Le capitali dei due principati – Bucarest e Iasi – erano due capitali orientali, secondo il modello dell’epoca. Le scarse fonti iconografiche settecentesche indicano che a Bucarest e Iasi prevalevano le case piccole e poche chiese, in riva a fiumi di scarsa importanza. Nel secolo successivo, le due capitali acquisirono identità urbane più accentuate, in particolare Bucarest. La capitale della Valacchia è rappresentativa per quel periodo in quanto era la più grande città, in cui si incontravano gli interessi economici della regione e, dopo il 1800, anche gli interessi politici delle Grandi Potenze europee, come Francia e Inghilterra. All’inizio del Novecento, Bucarest era un mix di etnie, un nodo economico crescente, con categorie sociali in cambiamento, riforme, crisi di autorità e istituzioni emergenti. Le elite immaginavano formule statali, cercando sostegno nelle cancellerie delle Grandi Potenze. In gran misura, la fisionomia di Iasi, capitale della Moldavia, corrispondeva a quella di Bucarest. Lungo i 200 anni, la storiografia romena ha offerto interpretazioni generalmente sfavorevoli ai fanarioti e alla loro storia. Però negli ultimi anni, alcuni autori hanno rivisto quel periodo, guardandolo in una maniera più obiettiva.

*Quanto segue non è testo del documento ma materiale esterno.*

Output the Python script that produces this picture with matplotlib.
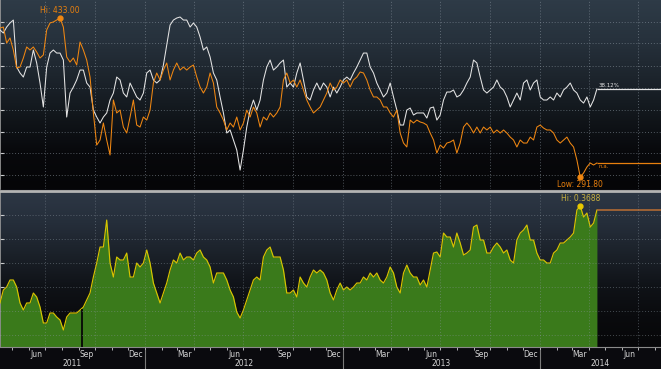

Tudor Dinu non si propone nè di elogiare nè di biasimare i fanarioti, ma semplicemente di presentare la storia di Bucarest sotto tutti gli aspetti. Nel momento in cui si entra nella profondità della vita bucarestina del Settecento fanariota, si constatano la presenza, l’influenza, il contributo, gli stabilimenti essenziali per la città fondati da questi greci. Perchè? Perchè nello spazio romeno spiccano certe presenze dinamiche: i greci, gli ebrei e gli armeni. Tra questi, i romeni si sono avvicinati di più ai greci. Questo legame di cuore tra greci e romeni diventò più forte in quel periodo. I mercanti, il movimento commerciale, quel mercato di Bucarest, fecero convergere correnti di idee del tutto inaspettate, l’organizzazione del commercio, i costumi, le relazioni degli abitanti del posto con i greci. Al di sopra di tutti stavano i principi fanarioti. E’ un’immagine equilibrata e corretta, ma anche nuova per tanta gente, ha concluso Georgeta Filitti.